## Plotting code records:

--- start ---

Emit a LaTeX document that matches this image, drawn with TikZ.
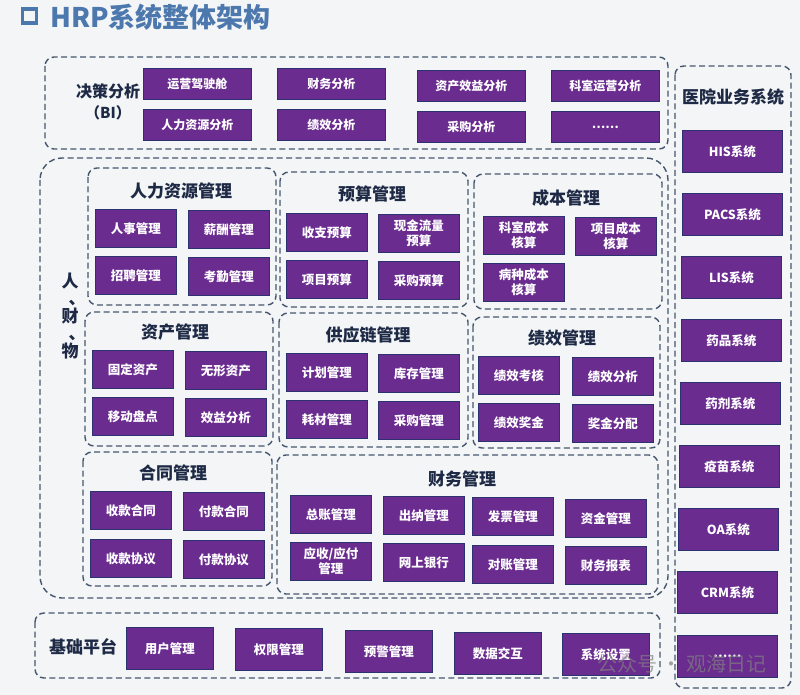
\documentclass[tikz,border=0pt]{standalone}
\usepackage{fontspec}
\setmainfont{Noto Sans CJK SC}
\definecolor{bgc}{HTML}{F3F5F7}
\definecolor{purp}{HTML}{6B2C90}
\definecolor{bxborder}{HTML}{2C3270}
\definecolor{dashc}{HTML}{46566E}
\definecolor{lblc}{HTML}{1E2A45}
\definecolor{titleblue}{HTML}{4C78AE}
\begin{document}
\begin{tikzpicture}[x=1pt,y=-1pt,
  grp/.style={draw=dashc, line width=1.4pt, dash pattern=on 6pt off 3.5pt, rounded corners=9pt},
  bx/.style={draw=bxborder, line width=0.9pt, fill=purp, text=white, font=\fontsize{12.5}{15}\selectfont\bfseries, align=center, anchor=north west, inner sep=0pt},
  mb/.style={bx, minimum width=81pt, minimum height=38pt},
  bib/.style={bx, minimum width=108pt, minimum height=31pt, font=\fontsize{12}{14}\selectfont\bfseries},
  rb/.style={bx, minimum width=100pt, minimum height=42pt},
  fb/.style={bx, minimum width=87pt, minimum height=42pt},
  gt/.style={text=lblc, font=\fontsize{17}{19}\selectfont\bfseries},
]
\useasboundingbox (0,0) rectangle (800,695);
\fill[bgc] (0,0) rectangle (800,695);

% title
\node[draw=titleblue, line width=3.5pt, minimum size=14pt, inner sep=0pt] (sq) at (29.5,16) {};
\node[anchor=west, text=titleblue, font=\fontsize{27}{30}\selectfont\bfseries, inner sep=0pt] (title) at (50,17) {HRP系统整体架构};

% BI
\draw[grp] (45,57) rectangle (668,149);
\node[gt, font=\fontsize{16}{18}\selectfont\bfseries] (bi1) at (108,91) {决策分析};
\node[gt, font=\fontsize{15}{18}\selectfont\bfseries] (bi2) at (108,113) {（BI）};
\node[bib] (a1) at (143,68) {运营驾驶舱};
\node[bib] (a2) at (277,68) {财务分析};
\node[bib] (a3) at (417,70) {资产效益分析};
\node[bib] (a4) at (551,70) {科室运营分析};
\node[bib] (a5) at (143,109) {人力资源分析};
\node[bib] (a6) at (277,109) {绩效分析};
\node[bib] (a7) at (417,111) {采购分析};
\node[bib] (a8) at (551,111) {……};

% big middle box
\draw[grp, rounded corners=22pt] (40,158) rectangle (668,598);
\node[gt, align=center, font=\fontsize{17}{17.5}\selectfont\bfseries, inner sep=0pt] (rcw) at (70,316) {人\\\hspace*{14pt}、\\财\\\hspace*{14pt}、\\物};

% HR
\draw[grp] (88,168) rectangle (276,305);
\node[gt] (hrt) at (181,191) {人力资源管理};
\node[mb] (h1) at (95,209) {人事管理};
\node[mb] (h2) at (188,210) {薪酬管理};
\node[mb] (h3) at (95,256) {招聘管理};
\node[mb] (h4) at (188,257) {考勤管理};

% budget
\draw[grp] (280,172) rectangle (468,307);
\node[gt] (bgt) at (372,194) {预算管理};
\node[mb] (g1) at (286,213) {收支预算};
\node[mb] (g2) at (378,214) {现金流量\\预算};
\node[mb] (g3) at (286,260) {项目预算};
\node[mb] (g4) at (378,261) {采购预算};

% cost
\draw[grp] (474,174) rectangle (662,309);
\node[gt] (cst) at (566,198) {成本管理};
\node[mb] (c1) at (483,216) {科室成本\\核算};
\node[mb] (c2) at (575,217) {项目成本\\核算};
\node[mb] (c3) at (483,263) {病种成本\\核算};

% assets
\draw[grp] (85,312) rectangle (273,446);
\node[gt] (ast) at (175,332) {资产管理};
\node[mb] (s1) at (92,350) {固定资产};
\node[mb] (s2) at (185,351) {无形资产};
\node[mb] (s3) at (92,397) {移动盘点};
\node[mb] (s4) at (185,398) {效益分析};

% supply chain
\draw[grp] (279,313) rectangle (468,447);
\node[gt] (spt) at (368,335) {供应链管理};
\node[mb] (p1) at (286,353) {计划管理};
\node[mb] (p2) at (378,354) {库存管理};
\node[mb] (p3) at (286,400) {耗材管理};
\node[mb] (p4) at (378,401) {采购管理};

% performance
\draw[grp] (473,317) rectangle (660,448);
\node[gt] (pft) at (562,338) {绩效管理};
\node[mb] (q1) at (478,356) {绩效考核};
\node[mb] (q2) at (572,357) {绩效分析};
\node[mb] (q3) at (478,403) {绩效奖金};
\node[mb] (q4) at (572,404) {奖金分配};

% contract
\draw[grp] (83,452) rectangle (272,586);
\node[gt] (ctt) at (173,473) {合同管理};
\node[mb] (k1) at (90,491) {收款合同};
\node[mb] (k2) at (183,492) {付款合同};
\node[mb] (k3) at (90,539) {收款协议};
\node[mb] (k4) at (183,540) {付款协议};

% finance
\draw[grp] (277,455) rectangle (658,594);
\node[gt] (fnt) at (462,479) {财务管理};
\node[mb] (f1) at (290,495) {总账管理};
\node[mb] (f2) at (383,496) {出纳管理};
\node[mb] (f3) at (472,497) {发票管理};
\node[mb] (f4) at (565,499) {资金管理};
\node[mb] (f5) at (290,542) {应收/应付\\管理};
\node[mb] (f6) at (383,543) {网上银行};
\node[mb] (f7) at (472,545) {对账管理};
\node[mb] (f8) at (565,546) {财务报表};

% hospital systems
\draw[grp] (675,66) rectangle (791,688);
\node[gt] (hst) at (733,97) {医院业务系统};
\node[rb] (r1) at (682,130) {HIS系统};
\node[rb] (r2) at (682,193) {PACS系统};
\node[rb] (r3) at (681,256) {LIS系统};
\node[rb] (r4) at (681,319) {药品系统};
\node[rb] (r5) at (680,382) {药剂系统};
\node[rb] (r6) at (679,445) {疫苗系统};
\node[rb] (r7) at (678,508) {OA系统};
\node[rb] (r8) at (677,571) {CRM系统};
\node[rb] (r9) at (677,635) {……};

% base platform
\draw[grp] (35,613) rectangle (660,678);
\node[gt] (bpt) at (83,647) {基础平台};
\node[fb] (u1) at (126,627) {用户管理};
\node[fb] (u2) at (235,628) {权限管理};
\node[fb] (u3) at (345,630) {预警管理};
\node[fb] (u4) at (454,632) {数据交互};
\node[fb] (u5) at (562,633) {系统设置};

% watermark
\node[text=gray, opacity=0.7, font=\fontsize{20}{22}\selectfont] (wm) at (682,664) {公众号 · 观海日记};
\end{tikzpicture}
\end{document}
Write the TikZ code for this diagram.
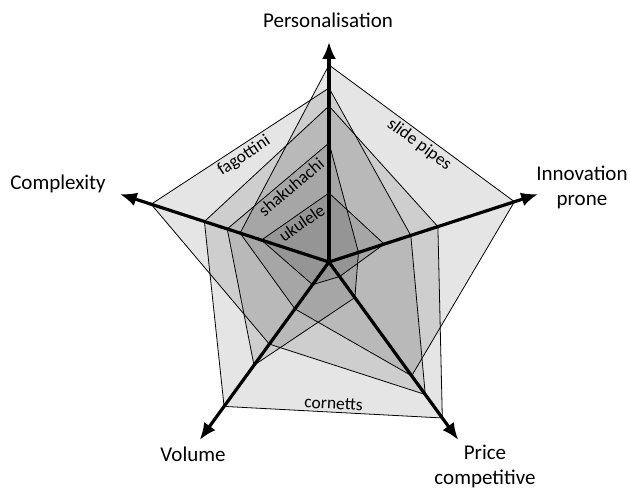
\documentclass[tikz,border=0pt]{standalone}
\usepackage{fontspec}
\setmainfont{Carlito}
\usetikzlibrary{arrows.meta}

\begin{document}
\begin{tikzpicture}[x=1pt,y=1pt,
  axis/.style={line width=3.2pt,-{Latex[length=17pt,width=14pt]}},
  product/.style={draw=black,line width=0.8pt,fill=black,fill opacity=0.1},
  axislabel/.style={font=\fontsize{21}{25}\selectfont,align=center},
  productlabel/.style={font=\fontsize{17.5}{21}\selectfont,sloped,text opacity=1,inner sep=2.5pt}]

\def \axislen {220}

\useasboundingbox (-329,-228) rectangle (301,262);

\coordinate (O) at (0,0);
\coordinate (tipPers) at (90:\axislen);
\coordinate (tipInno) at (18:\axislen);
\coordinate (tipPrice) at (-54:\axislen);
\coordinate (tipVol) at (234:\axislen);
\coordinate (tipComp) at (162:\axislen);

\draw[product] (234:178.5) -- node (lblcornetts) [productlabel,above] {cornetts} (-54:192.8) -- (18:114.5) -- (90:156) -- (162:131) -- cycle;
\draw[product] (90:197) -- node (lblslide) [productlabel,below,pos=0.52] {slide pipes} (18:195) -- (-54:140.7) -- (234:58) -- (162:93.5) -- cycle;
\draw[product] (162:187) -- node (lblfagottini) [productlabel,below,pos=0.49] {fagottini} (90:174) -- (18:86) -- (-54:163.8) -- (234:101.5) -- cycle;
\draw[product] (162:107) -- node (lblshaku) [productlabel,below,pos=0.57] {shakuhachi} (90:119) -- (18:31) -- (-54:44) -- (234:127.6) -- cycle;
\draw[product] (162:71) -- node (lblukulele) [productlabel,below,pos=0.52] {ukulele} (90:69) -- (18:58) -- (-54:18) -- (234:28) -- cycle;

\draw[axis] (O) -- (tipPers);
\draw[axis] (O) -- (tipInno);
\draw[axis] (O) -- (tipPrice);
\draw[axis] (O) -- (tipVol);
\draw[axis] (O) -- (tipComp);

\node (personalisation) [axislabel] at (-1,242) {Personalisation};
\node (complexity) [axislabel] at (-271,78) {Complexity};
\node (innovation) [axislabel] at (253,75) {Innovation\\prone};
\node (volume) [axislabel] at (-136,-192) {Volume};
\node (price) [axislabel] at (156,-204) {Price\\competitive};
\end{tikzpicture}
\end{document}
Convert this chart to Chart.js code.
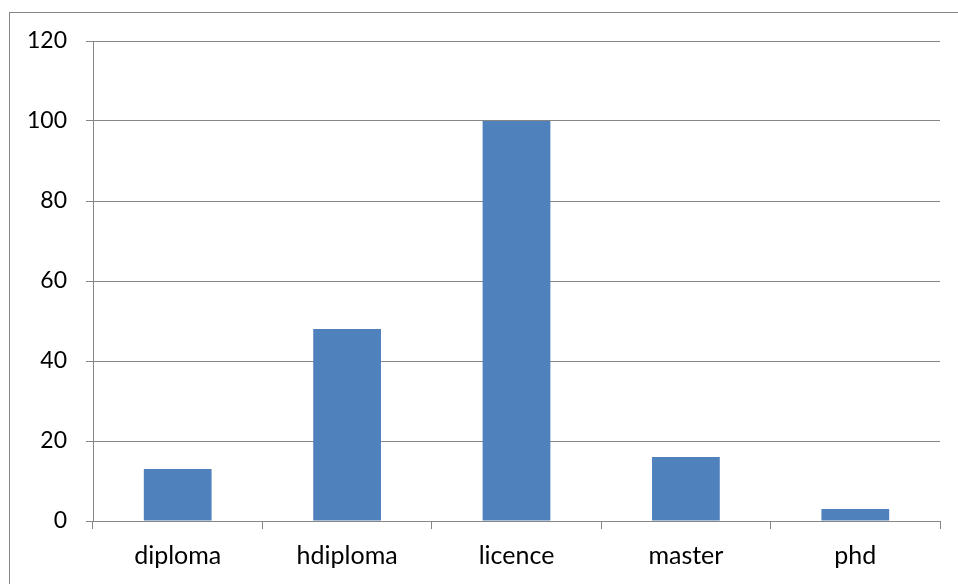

--- end ---

## WHAT IS BEING ASKED:
Pick out the lines that include the word "this" and write them out.

## TASK SOLUTION:
Emit a LaTeX document that matches this image, drawn with TikZ.
Write the TikZ code for this diagram.
Convert this chart to Chart.js code.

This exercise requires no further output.